• **Challenge**:
Will you give the material below again, every line exactly as it is?

• **Supplied data**:
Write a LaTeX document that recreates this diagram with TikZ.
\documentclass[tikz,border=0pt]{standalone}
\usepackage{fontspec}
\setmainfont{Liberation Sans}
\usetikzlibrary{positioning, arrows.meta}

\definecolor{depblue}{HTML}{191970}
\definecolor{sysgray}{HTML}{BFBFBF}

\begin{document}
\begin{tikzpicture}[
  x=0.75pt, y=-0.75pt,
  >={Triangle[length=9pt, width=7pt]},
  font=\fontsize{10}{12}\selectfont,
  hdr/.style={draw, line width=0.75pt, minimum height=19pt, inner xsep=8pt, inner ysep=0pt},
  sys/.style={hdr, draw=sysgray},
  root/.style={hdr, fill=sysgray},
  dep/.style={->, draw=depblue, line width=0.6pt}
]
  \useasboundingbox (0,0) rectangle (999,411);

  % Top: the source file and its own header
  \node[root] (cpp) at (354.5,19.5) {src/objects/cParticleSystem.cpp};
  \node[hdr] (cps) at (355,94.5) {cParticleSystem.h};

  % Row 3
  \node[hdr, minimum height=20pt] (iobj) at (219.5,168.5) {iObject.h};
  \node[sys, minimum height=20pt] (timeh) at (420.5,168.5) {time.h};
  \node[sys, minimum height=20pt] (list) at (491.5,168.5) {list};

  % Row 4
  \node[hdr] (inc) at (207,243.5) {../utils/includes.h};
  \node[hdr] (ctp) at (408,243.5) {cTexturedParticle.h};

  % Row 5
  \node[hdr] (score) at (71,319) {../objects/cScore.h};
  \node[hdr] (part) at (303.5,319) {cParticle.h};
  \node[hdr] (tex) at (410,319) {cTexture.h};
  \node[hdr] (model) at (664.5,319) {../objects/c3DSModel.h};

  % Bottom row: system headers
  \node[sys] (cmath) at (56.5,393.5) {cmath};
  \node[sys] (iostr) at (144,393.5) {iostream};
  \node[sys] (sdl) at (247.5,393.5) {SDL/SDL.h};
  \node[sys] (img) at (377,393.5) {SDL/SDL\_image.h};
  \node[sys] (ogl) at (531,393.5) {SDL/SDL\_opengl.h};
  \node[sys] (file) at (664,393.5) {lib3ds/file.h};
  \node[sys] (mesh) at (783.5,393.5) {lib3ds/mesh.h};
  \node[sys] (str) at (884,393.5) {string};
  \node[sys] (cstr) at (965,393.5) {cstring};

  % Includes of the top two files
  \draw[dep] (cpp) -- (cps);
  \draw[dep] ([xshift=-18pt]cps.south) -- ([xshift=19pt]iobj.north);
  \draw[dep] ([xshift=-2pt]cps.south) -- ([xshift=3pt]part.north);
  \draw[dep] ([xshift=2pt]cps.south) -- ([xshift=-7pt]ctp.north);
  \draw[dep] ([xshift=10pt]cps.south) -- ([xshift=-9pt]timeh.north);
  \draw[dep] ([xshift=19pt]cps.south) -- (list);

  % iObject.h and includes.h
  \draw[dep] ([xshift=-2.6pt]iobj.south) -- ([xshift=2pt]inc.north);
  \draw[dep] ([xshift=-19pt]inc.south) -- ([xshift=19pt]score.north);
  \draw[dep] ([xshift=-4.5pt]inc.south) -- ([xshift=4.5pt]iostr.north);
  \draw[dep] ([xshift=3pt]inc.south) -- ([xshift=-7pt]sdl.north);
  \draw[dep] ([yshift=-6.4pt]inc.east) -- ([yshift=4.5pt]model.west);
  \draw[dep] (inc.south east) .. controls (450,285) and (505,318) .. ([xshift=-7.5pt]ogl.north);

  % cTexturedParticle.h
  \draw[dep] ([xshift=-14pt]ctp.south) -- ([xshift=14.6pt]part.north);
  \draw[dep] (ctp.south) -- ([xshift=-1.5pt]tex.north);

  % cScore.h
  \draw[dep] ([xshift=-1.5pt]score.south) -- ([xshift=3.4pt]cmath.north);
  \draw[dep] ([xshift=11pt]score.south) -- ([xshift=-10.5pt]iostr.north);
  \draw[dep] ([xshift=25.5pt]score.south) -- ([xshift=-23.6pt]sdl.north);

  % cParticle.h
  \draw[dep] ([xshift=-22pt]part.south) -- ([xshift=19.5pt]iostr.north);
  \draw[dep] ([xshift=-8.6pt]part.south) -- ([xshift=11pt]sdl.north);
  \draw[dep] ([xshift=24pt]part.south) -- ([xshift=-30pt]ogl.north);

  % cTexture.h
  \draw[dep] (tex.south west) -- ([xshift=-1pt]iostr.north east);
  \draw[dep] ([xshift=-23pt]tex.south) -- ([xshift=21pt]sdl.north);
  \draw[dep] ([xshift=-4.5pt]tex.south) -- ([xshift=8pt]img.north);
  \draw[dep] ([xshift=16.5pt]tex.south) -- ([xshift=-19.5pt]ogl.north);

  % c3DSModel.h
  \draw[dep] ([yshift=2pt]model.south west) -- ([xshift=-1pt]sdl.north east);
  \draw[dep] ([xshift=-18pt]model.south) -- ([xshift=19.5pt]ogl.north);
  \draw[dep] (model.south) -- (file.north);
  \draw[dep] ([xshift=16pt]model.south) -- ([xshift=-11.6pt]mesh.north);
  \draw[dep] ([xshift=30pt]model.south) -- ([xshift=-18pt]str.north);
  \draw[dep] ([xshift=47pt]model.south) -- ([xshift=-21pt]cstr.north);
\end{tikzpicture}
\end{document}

• **Final result**:
Write a LaTeX document that recreates this diagram with TikZ.
\documentclass[tikz,border=0pt]{standalone}
\usepackage{fontspec}
\setmainfont{Liberation Sans}
\usetikzlibrary{positioning, arrows.meta}

\definecolor{depblue}{HTML}{191970}
\definecolor{sysgray}{HTML}{BFBFBF}

\begin{document}
\begin{tikzpicture}[
  x=0.75pt, y=-0.75pt,
  >={Triangle[length=9pt, width=7pt]},
  font=\fontsize{10}{12}\selectfont,
  hdr/.style={draw, line width=0.75pt, minimum height=19pt, inner xsep=8pt, inner ysep=0pt},
  sys/.style={hdr, draw=sysgray},
  root/.style={hdr, fill=sysgray},
  dep/.style={->, draw=depblue, line width=0.6pt}
]
  \useasboundingbox (0,0) rectangle (999,411);

  % Top: the source file and its own header
  \node[root] (cpp) at (354.5,19.5) {src/objects/cParticleSystem.cpp};
  \node[hdr] (cps) at (355,94.5) {cParticleSystem.h};

  % Row 3
  \node[hdr, minimum height=20pt] (iobj) at (219.5,168.5) {iObject.h};
  \node[sys, minimum height=20pt] (timeh) at (420.5,168.5) {time.h};
  \node[sys, minimum height=20pt] (list) at (491.5,168.5) {list};

  % Row 4
  \node[hdr] (inc) at (207,243.5) {../utils/includes.h};
  \node[hdr] (ctp) at (408,243.5) {cTexturedParticle.h};

  % Row 5
  \node[hdr] (score) at (71,319) {../objects/cScore.h};
  \node[hdr] (part) at (303.5,319) {cParticle.h};
  \node[hdr] (tex) at (410,319) {cTexture.h};
  \node[hdr] (model) at (664.5,319) {../objects/c3DSModel.h};

  % Bottom row: system headers
  \node[sys] (cmath) at (56.5,393.5) {cmath};
  \node[sys] (iostr) at (144,393.5) {iostream};
  \node[sys] (sdl) at (247.5,393.5) {SDL/SDL.h};
  \node[sys] (img) at (377,393.5) {SDL/SDL\_image.h};
  \node[sys] (ogl) at (531,393.5) {SDL/SDL\_opengl.h};
  \node[sys] (file) at (664,393.5) {lib3ds/file.h};
  \node[sys] (mesh) at (783.5,393.5) {lib3ds/mesh.h};
  \node[sys] (str) at (884,393.5) {string};
  \node[sys] (cstr) at (965,393.5) {cstring};

  % Includes of the top two files
  \draw[dep] (cpp) -- (cps);
  \draw[dep] ([xshift=-18pt]cps.south) -- ([xshift=19pt]iobj.north);
  \draw[dep] ([xshift=-2pt]cps.south) -- ([xshift=3pt]part.north);
  \draw[dep] ([xshift=2pt]cps.south) -- ([xshift=-7pt]ctp.north);
  \draw[dep] ([xshift=10pt]cps.south) -- ([xshift=-9pt]timeh.north);
  \draw[dep] ([xshift=19pt]cps.south) -- (list);

  % iObject.h and includes.h
  \draw[dep] ([xshift=-2.6pt]iobj.south) -- ([xshift=2pt]inc.north);
  \draw[dep] ([xshift=-19pt]inc.south) -- ([xshift=19pt]score.north);
  \draw[dep] ([xshift=-4.5pt]inc.south) -- ([xshift=4.5pt]iostr.north);
  \draw[dep] ([xshift=3pt]inc.south) -- ([xshift=-7pt]sdl.north);
  \draw[dep] ([yshift=-6.4pt]inc.east) -- ([yshift=4.5pt]model.west);
  \draw[dep] (inc.south east) .. controls (450,285) and (505,318) .. ([xshift=-7.5pt]ogl.north);

  % cTexturedParticle.h
  \draw[dep] ([xshift=-14pt]ctp.south) -- ([xshift=14.6pt]part.north);
  \draw[dep] (ctp.south) -- ([xshift=-1.5pt]tex.north);

  % cScore.h
  \draw[dep] ([xshift=-1.5pt]score.south) -- ([xshift=3.4pt]cmath.north);
  \draw[dep] ([xshift=11pt]score.south) -- ([xshift=-10.5pt]iostr.north);
  \draw[dep] ([xshift=25.5pt]score.south) -- ([xshift=-23.6pt]sdl.north);

  % cParticle.h
  \draw[dep] ([xshift=-22pt]part.south) -- ([xshift=19.5pt]iostr.north);
  \draw[dep] ([xshift=-8.6pt]part.south) -- ([xshift=11pt]sdl.north);
  \draw[dep] ([xshift=24pt]part.south) -- ([xshift=-30pt]ogl.north);

  % cTexture.h
  \draw[dep] (tex.south west) -- ([xshift=-1pt]iostr.north east);
  \draw[dep] ([xshift=-23pt]tex.south) -- ([xshift=21pt]sdl.north);
  \draw[dep] ([xshift=-4.5pt]tex.south) -- ([xshift=8pt]img.north);
  \draw[dep] ([xshift=16.5pt]tex.south) -- ([xshift=-19.5pt]ogl.north);

  % c3DSModel.h
  \draw[dep] ([yshift=2pt]model.south west) -- ([xshift=-1pt]sdl.north east);
  \draw[dep] ([xshift=-18pt]model.south) -- ([xshift=19.5pt]ogl.north);
  \draw[dep] (model.south) -- (file.north);
  \draw[dep] ([xshift=16pt]model.south) -- ([xshift=-11.6pt]mesh.north);
  \draw[dep] ([xshift=30pt]model.south) -- ([xshift=-18pt]str.north);
  \draw[dep] ([xshift=47pt]model.south) -- ([xshift=-21pt]cstr.north);
\end{tikzpicture}
\end{document}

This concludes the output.